United States: Advance Q4 GDP estimate falls short of expectations but points to an economy in good shape
An advance GDP estimate shows the U.S. economy continued to expand at a healthy pace in the fourth quarter of last year on the back of solid consumer spending and resilient business capital expenditure growth. GDP rose 2.6% in seasonally-adjusted annualized (SAAR) terms in Q4, which marked a deceleration from the 3.2% expansion recorded in the previous quarter. The headline figure fell short of market expectations of 2.9% growth, with softness in the external sector accounting for most of the quarter’s miss. On a year-on-year basis, GDP growth rose from 2.3% in Q3 to 2.5% in Q4, the highest figure in two and a half years.
The headline print obscured some of the strength evident in the Q4 report. Notably, the domestic sector performed brilliantly throughout the quarter, with solid performances seen across components. Household spending benefitted from replacement demand following the late-summer hurricanes, a very tight labor market and buoyant housing prices. Private consumption rose 3.8% in SAAR terms in Q4, well above the 2.2% increase recorded in Q3 and the joint-highest expansion since Q4 2014. Purchases of durable goods rose a very solid 14.2% in Q4, up from the 8.6% increase recorded in the previous quarter, while non-durable goods also performed solidly on hurricane-induced restocking operations.

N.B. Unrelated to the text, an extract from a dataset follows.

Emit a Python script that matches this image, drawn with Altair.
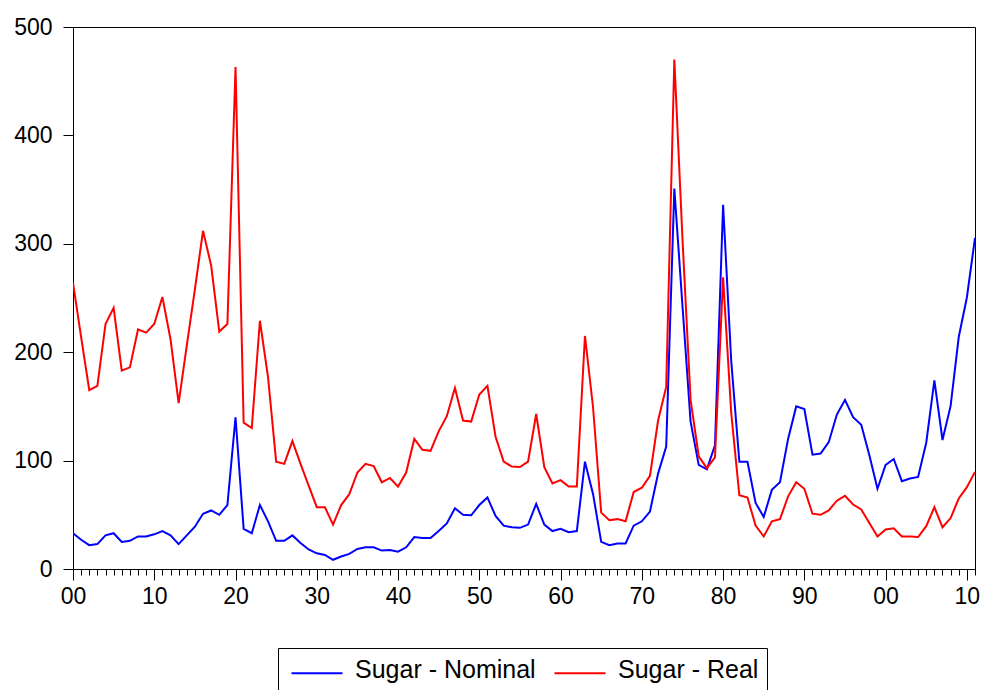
import altair as alt
import pandas as pd

# Annual sugar price indices, 1900-2011
years = list(range(1900, 2012))

nominal = [
    33, 27, 22, 23, 31, 33, 25, 26, 30, 30,
    32, 35, 31, 23, 31, 39, 51, 54, 50, 59,
    140, 37, 33, 59, 44, 26, 26, 31, 24, 18,
    14.5, 13, 8.5, 11.5, 14, 18.5, 20, 20, 17, 17.5,
    16, 20, 29.5, 28.5, 28.5, 35, 42, 56, 50, 49.5,
    59, 66, 49, 40, 38.5, 38, 41, 60, 41, 35,
    37, 34, 35, 99, 69, 25, 22, 23.5, 23.5, 40,
    44, 53, 88, 113, 351, 243, 136, 96, 92, 114,
    336, 192, 99, 99, 61, 48, 73, 80, 120, 150,
    147.5, 105.5, 106.5, 117, 142.5, 156, 140, 133, 105, 74,
    96, 101.5, 81, 83.5, 85, 116.5, 174, 119, 150.5, 214,
    250.5, 305.5,
]

real = [
    264, 214, 165, 169, 226, 241, 183, 186, 221, 218,
    226, 251, 212, 153, 206, 258, 312, 280, 219, 226,
    463, 135, 130, 229, 177, 99, 97, 118, 97, 77,
    57, 57, 41, 59, 69, 89, 97, 95, 80, 84,
    76, 89, 120, 110, 109, 127, 141, 167, 137, 136,
    161, 169, 122, 99, 94.5, 94, 99, 143, 94, 79,
    82, 76, 76, 215, 149, 52, 45, 46, 44, 71,
    75, 86, 137, 168, 470, 305, 156, 104, 93, 103,
    269, 144, 68, 66, 40, 30, 44, 46, 67, 80,
    74, 51, 50, 54, 63, 67.5, 59.5, 55, 42.5, 30,
    36.5, 37.5, 30, 30, 29.5, 39.5, 57, 38.5, 47, 65,
    75.5, 89.5,
]

series_names = ["Sugar - Nominal", "Sugar - Real"]
series_colors = ["#0000FF", "#FF0000"]
y_ticks = [0, 100, 200, 300, 400, 500]

df = pd.DataFrame({
    "year": years * 2,
    "value": nominal + real,
    "series": [series_names[0]] * len(years) + [series_names[1]] * len(years),
})

FONT = "Liberation Sans"

# two-digit decade labels, blank for the yearly minor ticks
decade_label = (
    "datum.value % 10 === 0 ? "
    "((datum.value % 100 < 10 ? '0' : '') + (datum.value % 100)) : ''"
)

chart = (
    alt.Chart(df)
    .mark_line(strokeWidth=2, clip=True)
    .encode(
        x=alt.X(
            "year:Q",
            title=None,
            scale=alt.Scale(domain=[1900, 2011], nice=False, zero=False),
            axis=alt.Axis(
                values=years,
                labelExpr=decade_label,
                labelOverlap=False,
                labelFlush=False,
                labelFont=FONT,
                labelFontSize=23,
                labelColor="black",
                labelPadding=5,
                tickColor="black",
                tickWidth=1,
                tickSize={
                    "condition": {"test": "datum.value % 10 === 0", "value": 11},
                    "value": 6,
                },
                domainColor="black",
                domainWidth=1,
                grid=False,
            ),
        ),
        y=alt.Y(
            "value:Q",
            title=None,
            scale=alt.Scale(domain=[0, 500], nice=False),
            axis=alt.Axis(
                values=y_ticks,
                labelFont=FONT,
                labelFontSize=23,
                labelColor="black",
                labelPadding=11,
                tickColor="black",
                tickWidth=1,
                tickSize=10,
                domainColor="black",
                domainWidth=1,
                grid=False,
            ),
        ),
        color=alt.Color(
            "series:N",
            scale=alt.Scale(domain=series_names, range=series_colors),
            legend=alt.Legend(
                title=None,
                orient="none",
                direction="horizontal",
                legendX=205,
                legendY=621,
                symbolType="M-2,0.25L2,0.25",
                symbolSize=650,
                symbolStrokeWidth=2,
                symbolOffset=17,
                labelOffset=24,
                labelLimit=0,
                labelFont=FONT,
                labelFontSize=25,
                labelColor="black",
                columnPadding=13,
                padding=8,
                strokeColor="black",
                fillColor="white",
            ),
        ),
    )
    .properties(
        width=902,
        height=542,
        background="white",
        autosize=alt.AutoSizeParams(type="none"),
        padding={"left": 73, "top": 27, "right": 9, "bottom": 121},
    )
    .configure_view(stroke="black", strokeWidth=1)
)

chart.save("out.html", embed_options={"renderer": "svg", "actions": False})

Residential fixed investment, another consumer-related component, rebounded markedly in Q4 to a 11.6% expansion following two quarters of contractions (Q3: -4.7% SAAR). On a similar note, double-digit growth in equipment investment and resilient intellectual property spending buttressed non-residential capital outlays through the quarter. Amid soaring confidence levels and still-low borrowing costs, business fixed investment rose 6.8% in Q4, above the 4.7% increase recorded in the previous quarter. Inventories, however, dragged on headline growth, subtracting 0.7 percentage points from the headline figure. In Q3, inventories added 0.8 percentage points to growth.
On the back of a domestic economy running at full speed, imports rebounded from a 0.7% contraction in SAAR terms in Q3 to a 13.9% surge in Q4, the largest increase in more than seven years. Goods imports were particularly strong at a 16.8% increase, while services imports recorded a softer 1.7% expansion. Exports also rose a solid 6.9% in Q4 on the back of a weak dollar, well above the 2.1% increase seen in the previous quarter. However, the stronger pace of import growth over that of export growth meant that the external sector weighed on the economy’s performance in Q4. The sector subtracted 1.1 percentage points from overall growth in Q4, contrasting the 0.4 percentage-point contribution reported in Q3.
The advance fourth-quarter GDP figure was consistent with FocusEconomics panelists’ positive 2018 outlook for the U.S. economy. More importantly, strong momentum observed in the last stretch of 2017 will be compounded this year by the recently approved tax rewrite and likely increases to discretionary spending, which will all provide a further lift to GDP growth.